Number Distribution of Transmembrane Helices in Prokaryote Genomes

Number distribution of transmembrane helices represents genetic feature of survival strategy, because the number of transmembrane helices is closely related to the functional group of membrane proteins: for example, most of membrane proteins that have six transmembrane helices belong to transporter functional group. Survival strategies were obtained by evolutionary mechanism that changes the genome sequences. Comparisons of number distributions of transmembrane helices among species that have different survival strategies help us to understand the evolutionary mechanism that has increased the categories of membrane proteins. Some studies about how the categories of protein functions have been increased during evolution were performed using protein database (Chothia et al., 2003; Huynen & van Nimwegen, 1998; Koonin et al., 2002; Qian et al., 2001; Vogel et al., 2005). However, these studies were carried out by the analysis almost for soluble proteins. Classification of protein function groups are often carried out by the empirical methods such as sequence homology that use sequence information of three-dimensional structure resolved proteins as template sequences for each functional group. However three-dimensional structure resolved membrane proteins were much less than that for the soluble proteins because of experimental difficulty of membrane proteins.
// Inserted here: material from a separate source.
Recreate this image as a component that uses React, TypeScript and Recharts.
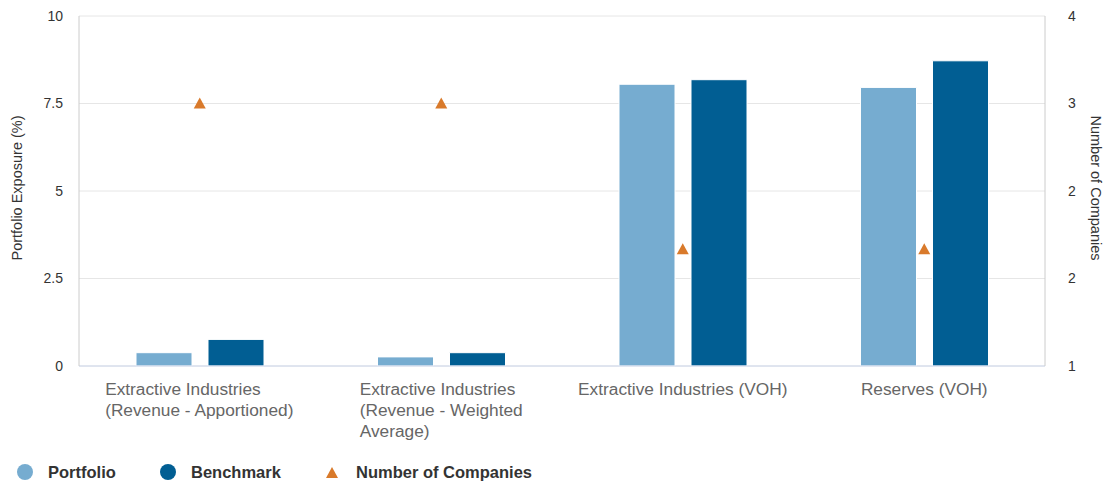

In the previous study, we developed membrane protein prediction system SOSUI and signal peptide prediction system SOSUIsignal (Gomi et al., 2004; Hirokawa et al., 1998). By combination of those systems, number of transmembrane helices can be predicted based not on empirical but on physicochemical parameters. Therefore, it is possible to investigate the number distribution of transmembrane regions in membrane proteins comprehensively among various genomes by using SOSUI and SOSUIsignal.